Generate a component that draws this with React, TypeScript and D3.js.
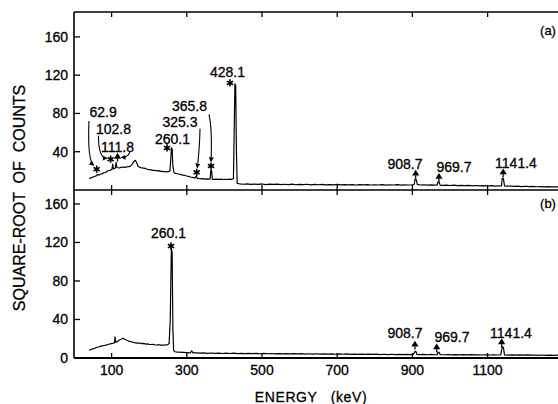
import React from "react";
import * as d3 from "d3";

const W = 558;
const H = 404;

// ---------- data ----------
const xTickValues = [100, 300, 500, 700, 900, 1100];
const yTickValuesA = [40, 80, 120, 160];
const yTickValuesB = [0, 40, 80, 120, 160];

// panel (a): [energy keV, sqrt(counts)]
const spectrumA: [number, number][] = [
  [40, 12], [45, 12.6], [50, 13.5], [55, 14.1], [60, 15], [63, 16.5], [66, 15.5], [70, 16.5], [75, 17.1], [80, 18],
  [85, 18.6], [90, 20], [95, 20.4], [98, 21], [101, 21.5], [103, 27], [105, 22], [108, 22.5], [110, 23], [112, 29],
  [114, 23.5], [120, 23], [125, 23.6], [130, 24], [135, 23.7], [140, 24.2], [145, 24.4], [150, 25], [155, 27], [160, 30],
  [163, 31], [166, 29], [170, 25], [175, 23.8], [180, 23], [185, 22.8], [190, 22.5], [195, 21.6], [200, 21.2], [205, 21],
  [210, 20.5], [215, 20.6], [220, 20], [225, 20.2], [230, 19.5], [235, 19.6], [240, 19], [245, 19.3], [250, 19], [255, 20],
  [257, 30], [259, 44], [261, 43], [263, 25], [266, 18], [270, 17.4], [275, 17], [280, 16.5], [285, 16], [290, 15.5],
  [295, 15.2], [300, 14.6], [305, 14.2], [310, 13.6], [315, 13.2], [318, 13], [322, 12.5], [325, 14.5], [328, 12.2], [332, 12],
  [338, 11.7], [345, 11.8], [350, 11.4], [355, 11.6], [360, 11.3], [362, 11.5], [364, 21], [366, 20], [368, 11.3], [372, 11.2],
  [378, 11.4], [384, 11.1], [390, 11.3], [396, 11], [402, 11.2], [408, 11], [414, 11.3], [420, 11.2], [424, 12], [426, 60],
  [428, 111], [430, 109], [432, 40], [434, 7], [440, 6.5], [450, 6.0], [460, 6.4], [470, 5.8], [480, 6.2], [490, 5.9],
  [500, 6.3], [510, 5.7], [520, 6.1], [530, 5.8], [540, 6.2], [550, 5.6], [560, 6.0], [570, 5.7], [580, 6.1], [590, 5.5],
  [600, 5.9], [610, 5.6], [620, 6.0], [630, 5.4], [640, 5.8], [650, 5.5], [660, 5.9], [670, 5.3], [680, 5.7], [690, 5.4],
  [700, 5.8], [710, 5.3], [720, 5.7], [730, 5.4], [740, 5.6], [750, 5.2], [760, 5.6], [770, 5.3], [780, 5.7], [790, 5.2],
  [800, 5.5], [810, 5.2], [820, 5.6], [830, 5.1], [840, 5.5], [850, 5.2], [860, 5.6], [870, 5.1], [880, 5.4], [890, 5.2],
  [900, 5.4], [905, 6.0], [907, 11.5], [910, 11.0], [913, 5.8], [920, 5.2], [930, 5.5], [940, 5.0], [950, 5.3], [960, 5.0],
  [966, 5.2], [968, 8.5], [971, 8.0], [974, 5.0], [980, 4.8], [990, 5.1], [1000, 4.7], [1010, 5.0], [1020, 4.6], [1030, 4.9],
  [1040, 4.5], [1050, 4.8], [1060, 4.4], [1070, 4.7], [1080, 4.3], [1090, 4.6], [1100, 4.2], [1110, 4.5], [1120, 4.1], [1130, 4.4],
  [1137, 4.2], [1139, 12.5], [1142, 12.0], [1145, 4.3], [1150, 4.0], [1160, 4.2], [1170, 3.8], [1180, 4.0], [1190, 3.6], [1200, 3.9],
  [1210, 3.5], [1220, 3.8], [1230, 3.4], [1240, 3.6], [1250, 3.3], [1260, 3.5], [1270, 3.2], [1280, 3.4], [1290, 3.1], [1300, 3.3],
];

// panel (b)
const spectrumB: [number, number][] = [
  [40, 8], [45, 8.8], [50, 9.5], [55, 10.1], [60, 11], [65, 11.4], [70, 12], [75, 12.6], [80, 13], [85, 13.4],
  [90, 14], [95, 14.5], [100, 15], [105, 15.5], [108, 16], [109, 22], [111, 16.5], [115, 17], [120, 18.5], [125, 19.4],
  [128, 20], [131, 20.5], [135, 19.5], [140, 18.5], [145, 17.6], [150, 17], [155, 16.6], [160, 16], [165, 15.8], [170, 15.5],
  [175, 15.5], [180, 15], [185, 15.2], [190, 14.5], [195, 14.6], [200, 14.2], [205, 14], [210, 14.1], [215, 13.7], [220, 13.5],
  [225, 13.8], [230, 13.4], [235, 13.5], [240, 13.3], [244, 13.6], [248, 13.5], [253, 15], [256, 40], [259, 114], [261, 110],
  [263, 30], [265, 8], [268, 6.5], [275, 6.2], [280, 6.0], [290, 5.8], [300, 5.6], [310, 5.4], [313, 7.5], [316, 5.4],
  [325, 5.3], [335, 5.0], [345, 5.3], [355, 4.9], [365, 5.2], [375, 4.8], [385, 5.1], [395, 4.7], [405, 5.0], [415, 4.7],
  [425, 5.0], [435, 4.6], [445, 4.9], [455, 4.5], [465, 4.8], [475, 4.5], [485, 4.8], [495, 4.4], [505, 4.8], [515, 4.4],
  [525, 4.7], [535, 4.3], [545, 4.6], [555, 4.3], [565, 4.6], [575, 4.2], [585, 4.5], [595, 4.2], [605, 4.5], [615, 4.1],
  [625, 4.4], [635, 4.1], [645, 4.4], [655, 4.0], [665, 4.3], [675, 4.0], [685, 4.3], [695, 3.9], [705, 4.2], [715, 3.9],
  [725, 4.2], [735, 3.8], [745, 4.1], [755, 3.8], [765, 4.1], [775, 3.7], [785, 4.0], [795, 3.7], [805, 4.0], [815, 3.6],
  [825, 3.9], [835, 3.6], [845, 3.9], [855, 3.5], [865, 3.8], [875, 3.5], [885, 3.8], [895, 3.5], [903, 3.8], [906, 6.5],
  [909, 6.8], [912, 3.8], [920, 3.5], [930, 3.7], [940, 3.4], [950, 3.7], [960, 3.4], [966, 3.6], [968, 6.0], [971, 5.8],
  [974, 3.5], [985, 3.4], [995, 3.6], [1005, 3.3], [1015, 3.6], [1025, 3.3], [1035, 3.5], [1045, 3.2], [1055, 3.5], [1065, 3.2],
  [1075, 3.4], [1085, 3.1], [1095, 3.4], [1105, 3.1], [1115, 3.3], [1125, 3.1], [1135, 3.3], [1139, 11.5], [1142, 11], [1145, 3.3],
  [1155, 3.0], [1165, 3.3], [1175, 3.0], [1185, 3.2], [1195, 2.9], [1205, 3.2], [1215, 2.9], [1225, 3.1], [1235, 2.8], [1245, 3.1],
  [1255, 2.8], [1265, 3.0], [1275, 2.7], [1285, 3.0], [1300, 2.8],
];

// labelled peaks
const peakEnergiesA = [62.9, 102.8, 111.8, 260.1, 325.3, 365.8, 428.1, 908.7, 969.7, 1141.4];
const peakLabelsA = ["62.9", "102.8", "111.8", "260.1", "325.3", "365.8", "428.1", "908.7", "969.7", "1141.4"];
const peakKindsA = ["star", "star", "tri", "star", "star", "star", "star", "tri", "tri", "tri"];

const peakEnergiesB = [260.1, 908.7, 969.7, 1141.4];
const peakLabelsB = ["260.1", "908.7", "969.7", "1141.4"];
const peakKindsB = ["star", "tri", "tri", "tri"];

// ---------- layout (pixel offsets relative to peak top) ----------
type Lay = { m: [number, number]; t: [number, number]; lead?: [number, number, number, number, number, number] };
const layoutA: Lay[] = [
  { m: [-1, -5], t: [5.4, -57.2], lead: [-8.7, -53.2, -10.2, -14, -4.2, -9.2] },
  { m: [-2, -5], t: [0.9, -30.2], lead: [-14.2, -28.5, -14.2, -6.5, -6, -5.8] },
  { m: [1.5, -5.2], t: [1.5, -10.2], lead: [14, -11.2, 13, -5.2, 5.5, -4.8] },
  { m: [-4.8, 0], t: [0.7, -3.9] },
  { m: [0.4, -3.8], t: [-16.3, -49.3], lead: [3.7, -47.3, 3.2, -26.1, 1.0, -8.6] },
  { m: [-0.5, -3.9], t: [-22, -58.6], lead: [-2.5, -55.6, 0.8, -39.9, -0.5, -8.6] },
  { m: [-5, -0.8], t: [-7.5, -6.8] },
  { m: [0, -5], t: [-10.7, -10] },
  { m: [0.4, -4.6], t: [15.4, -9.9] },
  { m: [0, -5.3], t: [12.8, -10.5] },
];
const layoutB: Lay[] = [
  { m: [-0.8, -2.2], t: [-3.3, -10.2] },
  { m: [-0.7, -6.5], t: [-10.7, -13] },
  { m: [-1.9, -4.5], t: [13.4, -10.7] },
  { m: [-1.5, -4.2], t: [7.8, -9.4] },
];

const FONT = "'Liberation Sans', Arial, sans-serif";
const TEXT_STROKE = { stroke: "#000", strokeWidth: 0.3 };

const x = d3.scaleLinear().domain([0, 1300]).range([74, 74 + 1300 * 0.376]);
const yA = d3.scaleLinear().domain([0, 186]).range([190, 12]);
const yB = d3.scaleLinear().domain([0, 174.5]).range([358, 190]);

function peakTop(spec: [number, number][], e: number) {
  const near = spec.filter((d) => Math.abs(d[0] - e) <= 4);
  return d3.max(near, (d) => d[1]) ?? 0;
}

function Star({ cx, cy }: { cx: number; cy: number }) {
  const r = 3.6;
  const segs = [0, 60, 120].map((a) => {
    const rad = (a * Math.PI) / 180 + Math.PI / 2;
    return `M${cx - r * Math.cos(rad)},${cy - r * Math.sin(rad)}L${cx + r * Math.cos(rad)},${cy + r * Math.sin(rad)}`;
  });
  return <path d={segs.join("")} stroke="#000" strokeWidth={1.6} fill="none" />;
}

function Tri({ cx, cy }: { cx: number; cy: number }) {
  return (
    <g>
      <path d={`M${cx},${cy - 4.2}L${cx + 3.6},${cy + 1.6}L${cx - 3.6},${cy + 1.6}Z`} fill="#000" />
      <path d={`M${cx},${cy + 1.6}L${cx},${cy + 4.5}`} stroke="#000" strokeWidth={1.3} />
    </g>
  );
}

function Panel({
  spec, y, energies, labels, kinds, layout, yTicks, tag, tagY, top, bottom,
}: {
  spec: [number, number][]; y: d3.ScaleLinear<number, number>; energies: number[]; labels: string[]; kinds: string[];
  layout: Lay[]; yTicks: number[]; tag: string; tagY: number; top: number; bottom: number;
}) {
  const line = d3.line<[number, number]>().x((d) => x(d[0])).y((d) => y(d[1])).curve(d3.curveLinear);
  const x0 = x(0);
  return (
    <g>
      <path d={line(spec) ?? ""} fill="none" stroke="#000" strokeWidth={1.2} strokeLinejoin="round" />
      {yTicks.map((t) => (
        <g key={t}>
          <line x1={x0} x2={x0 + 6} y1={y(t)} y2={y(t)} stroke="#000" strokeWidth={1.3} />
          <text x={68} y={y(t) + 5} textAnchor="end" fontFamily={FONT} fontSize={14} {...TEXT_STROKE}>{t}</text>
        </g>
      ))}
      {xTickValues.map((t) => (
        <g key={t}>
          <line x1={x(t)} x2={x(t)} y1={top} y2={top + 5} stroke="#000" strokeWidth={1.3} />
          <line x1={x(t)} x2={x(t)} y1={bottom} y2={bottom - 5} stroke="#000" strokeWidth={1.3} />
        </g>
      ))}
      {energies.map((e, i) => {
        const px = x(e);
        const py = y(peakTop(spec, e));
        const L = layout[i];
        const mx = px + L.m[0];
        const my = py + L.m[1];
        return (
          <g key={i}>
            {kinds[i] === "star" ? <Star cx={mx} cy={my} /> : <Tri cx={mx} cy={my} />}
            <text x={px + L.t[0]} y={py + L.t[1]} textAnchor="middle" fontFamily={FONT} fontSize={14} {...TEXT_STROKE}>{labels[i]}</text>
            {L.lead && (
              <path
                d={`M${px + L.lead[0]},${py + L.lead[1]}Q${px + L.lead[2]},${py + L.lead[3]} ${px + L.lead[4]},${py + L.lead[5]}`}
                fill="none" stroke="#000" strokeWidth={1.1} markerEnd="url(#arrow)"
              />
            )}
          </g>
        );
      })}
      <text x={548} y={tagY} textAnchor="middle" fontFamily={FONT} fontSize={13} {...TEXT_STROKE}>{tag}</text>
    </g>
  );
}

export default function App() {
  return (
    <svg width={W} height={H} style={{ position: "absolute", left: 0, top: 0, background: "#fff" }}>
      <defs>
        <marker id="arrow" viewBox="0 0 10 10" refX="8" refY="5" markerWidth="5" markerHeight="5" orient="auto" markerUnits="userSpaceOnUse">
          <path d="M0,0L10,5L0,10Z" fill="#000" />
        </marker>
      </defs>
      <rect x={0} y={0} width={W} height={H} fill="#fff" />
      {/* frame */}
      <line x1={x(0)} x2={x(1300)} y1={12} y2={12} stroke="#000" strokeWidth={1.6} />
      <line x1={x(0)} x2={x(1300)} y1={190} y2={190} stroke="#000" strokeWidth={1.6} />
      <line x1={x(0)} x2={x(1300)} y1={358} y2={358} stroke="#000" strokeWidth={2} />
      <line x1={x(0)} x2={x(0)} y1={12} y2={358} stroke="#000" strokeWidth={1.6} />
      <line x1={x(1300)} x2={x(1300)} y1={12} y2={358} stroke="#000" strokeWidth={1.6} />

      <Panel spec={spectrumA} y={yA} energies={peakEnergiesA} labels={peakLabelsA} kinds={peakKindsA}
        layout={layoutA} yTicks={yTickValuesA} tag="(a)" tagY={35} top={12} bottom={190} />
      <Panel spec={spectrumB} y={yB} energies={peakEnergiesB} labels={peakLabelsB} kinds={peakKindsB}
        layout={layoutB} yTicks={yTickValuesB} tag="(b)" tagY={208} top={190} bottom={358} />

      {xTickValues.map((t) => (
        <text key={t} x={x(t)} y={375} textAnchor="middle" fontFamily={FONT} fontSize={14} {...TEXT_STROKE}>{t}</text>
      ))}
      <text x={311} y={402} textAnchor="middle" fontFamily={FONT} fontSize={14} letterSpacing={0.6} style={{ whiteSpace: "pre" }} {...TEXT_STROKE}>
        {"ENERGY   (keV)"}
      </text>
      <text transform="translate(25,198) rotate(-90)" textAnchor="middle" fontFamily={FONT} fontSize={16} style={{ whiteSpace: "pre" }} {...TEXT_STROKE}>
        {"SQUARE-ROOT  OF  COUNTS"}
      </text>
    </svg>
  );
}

***

Directive:
Exactly reproduce the run of lines from the start of the listing through the line with "const yTickValuesB = [0, 40, 80, 120, 160];", inclusive; pictures are not copied.

Complete answer:
Generate a component that draws this with React, TypeScript and D3.js.
import React from "react";
import * as d3 from "d3";

const W = 558;
const H = 404;

// ---------- data ----------
const xTickValues = [100, 300, 500, 700, 900, 1100];
const yTickValuesA = [40, 80, 120, 160];
const yTickValuesB = [0, 40, 80, 120, 160];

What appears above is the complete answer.